What you are asked to do: Show all lines of the listing that hold the word "this".

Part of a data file
========================================================================

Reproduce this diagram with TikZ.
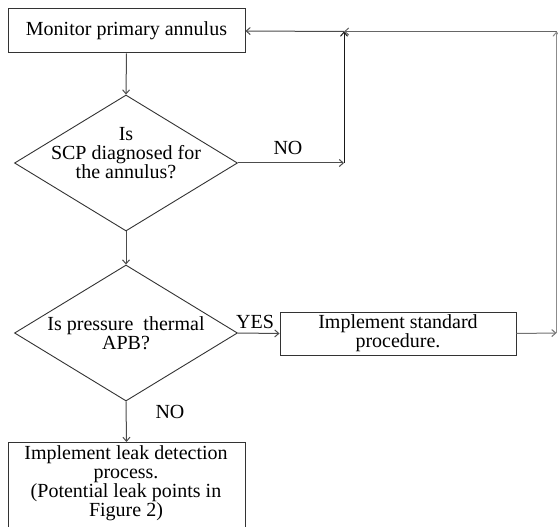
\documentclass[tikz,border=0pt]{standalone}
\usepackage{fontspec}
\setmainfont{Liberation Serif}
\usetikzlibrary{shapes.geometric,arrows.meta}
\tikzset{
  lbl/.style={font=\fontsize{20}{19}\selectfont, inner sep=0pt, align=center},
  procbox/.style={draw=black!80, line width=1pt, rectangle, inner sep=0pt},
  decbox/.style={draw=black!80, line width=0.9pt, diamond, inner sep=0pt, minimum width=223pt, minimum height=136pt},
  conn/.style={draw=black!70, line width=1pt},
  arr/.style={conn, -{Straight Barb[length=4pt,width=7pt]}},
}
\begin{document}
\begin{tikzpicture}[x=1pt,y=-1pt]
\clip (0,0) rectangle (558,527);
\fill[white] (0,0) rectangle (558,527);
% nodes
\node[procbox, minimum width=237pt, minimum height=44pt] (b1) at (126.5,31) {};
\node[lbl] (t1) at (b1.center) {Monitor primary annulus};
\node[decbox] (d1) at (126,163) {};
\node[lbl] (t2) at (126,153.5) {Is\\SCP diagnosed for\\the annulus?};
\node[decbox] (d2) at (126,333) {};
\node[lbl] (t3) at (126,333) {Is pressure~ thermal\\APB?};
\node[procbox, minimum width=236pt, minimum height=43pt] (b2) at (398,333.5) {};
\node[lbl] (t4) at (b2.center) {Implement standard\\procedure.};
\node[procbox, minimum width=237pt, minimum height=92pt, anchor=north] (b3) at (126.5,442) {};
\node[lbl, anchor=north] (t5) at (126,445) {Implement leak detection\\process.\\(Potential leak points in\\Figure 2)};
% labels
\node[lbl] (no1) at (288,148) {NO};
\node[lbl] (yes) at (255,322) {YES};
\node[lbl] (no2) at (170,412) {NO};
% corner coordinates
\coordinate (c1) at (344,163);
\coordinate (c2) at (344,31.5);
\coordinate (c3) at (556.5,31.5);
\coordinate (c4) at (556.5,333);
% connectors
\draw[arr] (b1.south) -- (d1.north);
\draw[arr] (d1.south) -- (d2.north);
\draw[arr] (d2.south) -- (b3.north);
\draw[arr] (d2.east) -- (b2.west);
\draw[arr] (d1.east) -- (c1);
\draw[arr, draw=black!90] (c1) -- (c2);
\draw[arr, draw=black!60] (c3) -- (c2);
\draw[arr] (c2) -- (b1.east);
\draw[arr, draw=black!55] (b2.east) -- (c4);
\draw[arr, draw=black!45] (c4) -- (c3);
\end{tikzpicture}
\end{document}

========================================================================

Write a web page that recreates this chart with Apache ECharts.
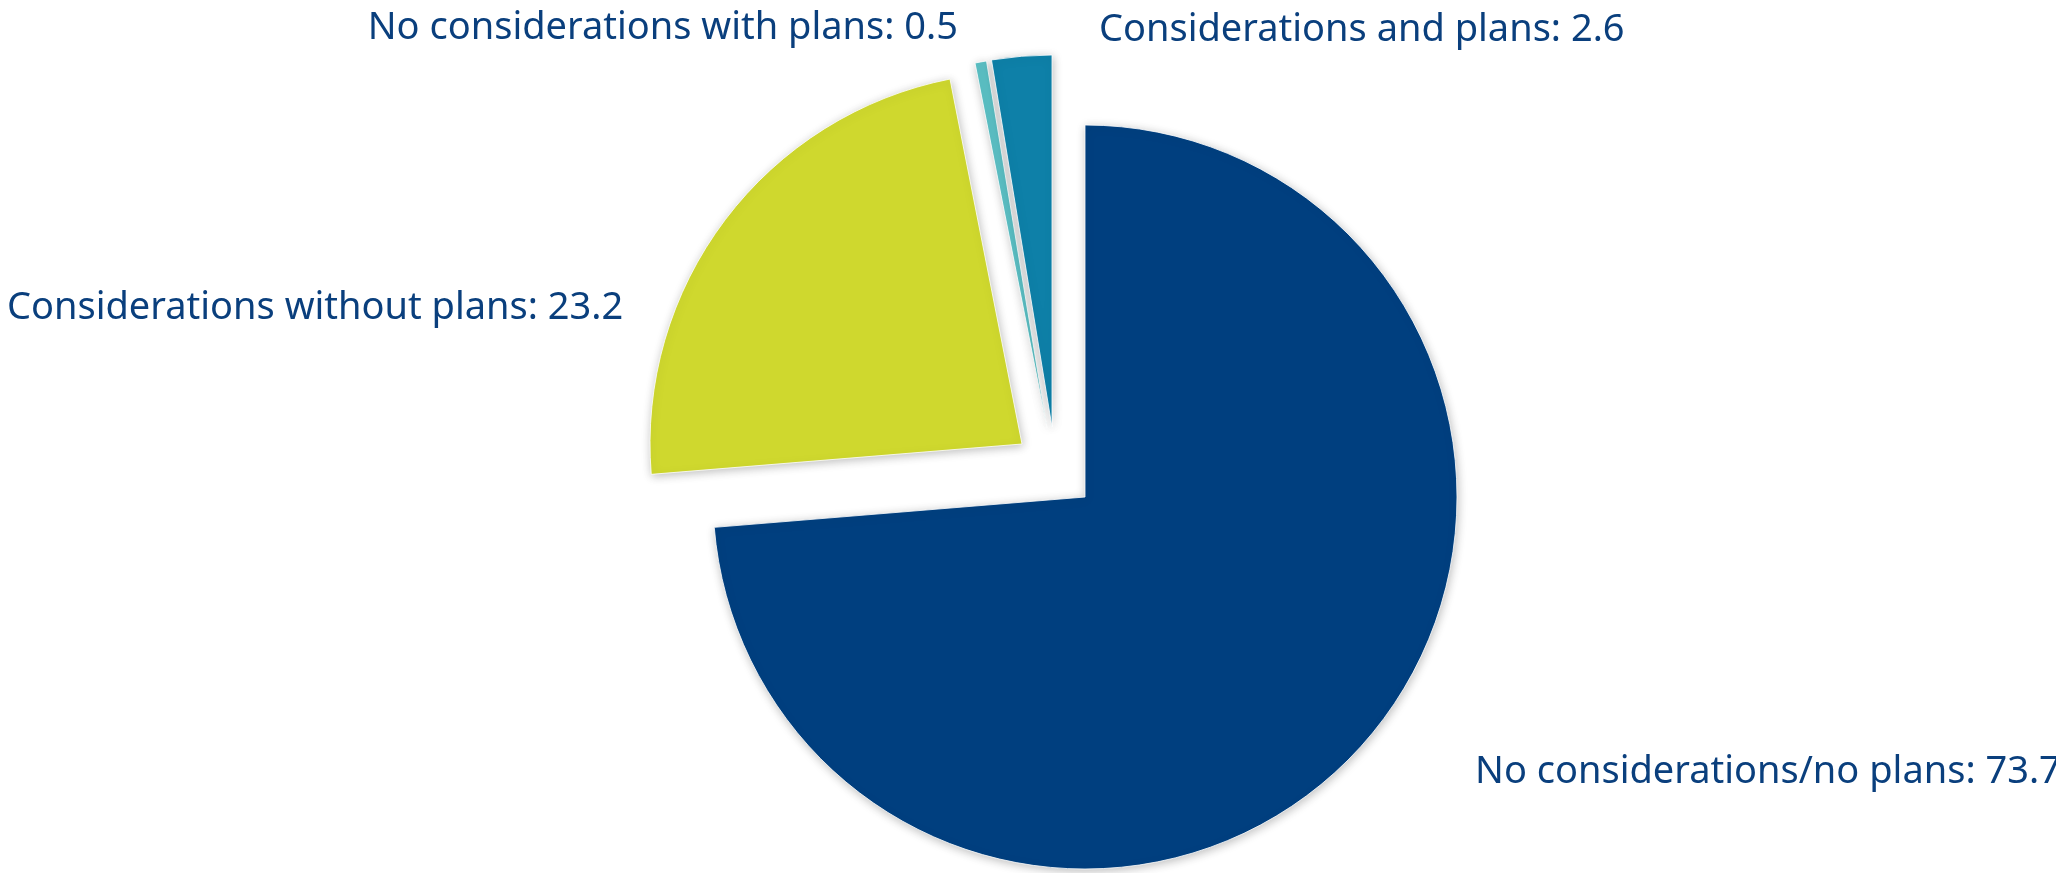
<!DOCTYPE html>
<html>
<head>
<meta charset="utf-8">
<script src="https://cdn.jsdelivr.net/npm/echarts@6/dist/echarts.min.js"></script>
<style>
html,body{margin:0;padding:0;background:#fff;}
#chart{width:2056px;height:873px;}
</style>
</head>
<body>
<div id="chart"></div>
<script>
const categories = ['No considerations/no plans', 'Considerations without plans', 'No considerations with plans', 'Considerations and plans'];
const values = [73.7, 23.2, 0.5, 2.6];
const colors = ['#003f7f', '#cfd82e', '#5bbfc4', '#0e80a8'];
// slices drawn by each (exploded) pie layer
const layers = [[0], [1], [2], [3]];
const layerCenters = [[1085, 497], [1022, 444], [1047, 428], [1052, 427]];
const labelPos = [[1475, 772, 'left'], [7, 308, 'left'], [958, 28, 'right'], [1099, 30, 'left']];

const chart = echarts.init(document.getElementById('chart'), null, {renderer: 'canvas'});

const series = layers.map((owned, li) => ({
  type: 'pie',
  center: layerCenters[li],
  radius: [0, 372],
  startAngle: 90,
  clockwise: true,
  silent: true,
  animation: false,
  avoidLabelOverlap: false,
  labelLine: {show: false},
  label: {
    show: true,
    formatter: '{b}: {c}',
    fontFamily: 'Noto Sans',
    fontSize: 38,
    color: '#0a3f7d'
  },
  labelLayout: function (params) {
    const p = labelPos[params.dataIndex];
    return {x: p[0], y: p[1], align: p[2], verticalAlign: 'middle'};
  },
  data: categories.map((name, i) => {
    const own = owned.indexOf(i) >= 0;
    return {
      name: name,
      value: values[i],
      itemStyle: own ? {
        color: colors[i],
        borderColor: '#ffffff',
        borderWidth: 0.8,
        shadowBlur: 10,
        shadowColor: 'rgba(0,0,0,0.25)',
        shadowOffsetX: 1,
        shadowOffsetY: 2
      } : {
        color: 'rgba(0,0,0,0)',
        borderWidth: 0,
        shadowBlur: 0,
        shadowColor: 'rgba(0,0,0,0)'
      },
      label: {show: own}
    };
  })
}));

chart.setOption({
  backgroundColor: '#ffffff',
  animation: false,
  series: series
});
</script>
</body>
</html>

========================================================================

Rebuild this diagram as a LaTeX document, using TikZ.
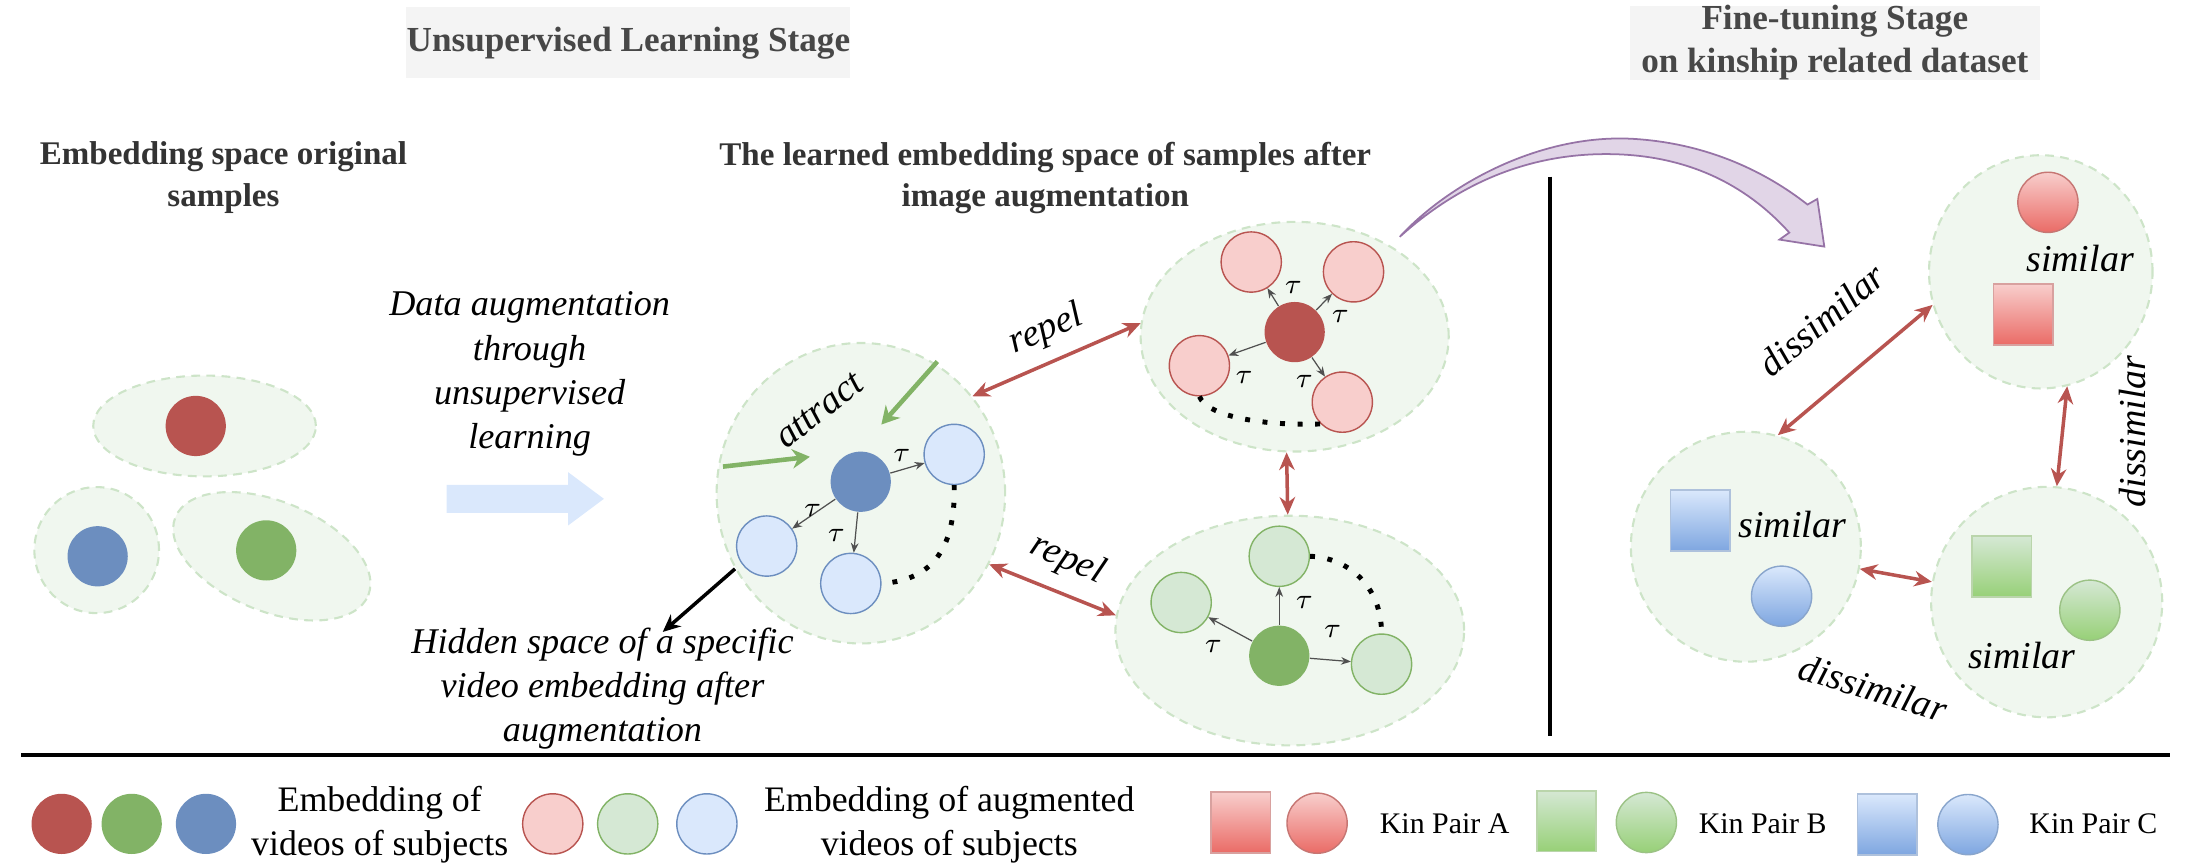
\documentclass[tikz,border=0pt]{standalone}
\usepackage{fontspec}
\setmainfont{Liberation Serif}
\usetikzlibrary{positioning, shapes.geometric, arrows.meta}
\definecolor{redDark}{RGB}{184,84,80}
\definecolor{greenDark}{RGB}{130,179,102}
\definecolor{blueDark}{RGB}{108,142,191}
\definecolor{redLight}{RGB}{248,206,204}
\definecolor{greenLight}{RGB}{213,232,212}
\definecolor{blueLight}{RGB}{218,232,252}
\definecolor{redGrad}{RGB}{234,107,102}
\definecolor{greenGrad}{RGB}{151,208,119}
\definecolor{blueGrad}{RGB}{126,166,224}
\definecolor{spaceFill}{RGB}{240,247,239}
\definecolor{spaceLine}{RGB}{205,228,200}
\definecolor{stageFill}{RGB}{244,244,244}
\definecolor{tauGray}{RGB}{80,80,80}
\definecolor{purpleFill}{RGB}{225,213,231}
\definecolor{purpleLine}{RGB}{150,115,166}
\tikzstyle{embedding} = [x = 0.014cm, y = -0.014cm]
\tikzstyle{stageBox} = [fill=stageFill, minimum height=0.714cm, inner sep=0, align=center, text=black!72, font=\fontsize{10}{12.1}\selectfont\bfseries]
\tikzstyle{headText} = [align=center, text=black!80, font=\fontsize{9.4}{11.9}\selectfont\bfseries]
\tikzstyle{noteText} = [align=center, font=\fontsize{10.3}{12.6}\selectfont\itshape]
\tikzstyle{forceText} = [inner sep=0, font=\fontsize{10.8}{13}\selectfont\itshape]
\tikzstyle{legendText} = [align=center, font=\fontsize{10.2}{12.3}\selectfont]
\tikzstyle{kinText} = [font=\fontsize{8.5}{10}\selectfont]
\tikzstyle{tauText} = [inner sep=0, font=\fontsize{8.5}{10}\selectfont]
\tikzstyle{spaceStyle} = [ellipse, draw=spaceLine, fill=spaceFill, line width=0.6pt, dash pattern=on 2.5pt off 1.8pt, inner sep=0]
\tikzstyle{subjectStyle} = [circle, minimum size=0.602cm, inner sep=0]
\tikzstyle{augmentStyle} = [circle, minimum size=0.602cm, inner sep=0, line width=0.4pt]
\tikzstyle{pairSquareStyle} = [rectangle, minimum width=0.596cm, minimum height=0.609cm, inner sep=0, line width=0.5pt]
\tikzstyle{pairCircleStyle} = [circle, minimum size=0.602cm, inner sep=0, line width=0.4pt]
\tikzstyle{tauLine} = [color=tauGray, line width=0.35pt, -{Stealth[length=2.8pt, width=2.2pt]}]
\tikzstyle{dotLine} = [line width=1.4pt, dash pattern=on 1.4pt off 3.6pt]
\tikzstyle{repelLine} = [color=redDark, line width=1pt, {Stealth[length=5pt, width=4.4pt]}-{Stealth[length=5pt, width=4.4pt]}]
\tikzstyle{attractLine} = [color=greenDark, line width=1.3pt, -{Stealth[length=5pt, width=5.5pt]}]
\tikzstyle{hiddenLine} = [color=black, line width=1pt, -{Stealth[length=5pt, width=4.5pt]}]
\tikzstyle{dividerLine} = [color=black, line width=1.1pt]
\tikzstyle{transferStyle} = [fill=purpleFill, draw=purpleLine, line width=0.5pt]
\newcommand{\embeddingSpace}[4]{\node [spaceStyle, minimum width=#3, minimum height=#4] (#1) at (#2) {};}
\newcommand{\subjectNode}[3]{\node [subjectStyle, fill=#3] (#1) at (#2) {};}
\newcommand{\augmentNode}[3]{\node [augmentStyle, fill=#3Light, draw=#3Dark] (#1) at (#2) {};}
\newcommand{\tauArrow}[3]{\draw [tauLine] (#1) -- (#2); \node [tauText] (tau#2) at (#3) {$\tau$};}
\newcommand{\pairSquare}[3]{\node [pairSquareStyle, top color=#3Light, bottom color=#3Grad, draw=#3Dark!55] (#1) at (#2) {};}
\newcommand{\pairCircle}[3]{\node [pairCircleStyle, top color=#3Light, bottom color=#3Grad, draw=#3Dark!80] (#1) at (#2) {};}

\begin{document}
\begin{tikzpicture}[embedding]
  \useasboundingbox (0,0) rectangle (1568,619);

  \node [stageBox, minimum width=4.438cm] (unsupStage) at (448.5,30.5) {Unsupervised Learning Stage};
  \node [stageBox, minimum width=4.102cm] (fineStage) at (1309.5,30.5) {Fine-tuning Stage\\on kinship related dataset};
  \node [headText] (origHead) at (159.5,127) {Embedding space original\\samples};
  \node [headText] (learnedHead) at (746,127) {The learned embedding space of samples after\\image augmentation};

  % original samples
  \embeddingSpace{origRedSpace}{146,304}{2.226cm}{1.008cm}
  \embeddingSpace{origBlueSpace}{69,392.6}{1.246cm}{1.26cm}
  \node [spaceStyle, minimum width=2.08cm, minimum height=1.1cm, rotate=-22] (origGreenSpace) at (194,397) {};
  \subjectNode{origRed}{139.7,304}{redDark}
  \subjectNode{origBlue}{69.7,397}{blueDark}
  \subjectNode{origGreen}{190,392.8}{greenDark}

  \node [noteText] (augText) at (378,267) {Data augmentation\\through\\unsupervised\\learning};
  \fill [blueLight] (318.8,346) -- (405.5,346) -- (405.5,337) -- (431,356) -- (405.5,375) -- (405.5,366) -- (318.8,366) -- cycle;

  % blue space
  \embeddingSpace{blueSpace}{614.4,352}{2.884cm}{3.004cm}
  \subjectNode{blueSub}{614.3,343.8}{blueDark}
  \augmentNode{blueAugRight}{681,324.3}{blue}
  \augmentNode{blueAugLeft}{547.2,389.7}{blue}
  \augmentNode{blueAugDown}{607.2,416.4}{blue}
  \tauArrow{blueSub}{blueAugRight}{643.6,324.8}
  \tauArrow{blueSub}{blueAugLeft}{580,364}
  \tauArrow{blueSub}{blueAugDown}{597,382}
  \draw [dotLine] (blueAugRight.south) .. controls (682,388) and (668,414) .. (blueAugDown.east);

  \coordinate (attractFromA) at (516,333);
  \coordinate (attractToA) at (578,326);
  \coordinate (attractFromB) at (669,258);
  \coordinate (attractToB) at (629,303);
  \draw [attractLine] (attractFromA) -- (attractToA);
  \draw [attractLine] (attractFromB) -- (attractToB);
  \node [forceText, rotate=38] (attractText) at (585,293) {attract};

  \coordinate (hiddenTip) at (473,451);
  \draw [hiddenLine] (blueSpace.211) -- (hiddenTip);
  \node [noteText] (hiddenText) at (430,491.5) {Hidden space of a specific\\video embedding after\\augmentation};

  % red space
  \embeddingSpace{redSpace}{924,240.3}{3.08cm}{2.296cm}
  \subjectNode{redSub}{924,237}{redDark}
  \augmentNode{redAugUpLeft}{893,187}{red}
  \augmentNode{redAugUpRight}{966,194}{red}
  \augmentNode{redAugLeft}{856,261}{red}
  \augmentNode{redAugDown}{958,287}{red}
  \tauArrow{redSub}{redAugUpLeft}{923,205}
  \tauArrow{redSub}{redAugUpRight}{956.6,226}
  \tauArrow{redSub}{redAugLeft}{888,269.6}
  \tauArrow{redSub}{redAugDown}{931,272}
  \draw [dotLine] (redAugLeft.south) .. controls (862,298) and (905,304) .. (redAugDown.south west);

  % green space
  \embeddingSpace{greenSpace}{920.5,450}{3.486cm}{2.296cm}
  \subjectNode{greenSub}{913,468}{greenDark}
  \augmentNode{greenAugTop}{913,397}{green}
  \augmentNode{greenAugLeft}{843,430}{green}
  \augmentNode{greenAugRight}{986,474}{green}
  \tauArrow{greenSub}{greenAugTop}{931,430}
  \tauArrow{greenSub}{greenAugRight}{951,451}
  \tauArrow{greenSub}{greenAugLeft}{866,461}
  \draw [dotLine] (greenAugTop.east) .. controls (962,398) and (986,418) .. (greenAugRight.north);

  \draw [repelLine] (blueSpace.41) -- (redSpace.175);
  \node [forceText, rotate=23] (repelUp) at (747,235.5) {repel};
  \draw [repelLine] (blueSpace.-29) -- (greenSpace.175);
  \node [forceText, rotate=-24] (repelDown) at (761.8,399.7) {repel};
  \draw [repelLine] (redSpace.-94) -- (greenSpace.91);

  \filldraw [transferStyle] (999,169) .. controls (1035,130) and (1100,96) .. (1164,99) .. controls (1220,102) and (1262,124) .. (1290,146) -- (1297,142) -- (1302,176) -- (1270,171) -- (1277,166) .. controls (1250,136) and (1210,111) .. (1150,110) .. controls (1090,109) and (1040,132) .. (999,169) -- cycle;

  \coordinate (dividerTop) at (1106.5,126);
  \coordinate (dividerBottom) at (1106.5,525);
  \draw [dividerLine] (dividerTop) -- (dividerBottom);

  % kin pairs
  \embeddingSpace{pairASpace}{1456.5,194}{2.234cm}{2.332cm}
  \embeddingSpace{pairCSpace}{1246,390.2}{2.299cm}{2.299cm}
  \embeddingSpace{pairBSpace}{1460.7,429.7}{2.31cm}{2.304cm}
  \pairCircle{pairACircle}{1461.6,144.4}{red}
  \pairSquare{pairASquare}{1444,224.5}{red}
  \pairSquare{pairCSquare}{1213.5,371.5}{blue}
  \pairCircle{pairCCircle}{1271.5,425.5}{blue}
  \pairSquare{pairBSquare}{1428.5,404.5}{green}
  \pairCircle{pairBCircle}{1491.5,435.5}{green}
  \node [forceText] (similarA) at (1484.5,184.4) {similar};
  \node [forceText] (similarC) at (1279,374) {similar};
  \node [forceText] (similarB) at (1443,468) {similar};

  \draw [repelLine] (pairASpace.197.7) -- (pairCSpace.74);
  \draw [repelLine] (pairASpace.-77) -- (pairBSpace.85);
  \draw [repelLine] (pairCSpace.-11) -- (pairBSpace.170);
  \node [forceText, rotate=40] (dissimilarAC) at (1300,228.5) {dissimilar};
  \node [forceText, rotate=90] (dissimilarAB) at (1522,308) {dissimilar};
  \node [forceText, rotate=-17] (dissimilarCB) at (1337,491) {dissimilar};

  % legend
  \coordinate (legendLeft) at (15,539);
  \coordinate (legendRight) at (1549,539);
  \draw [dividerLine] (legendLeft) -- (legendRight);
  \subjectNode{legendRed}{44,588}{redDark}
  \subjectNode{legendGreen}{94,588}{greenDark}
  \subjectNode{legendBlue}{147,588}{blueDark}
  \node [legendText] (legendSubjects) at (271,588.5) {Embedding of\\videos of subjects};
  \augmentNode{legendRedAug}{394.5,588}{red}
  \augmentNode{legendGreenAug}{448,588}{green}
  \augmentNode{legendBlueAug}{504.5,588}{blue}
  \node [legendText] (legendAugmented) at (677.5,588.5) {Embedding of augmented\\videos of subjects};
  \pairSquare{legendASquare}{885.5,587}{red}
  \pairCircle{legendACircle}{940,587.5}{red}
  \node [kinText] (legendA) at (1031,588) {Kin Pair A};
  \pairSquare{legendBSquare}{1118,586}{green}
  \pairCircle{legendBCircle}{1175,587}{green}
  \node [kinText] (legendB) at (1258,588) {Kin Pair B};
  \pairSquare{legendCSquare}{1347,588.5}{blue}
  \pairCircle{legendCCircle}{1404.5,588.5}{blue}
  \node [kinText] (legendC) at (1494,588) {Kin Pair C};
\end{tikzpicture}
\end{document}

========================================================================

Response to the exercise:
Reproduce this diagram with TikZ.
Write a web page that recreates this chart with Apache ECharts.
Rebuild this diagram as a LaTeX document, using TikZ.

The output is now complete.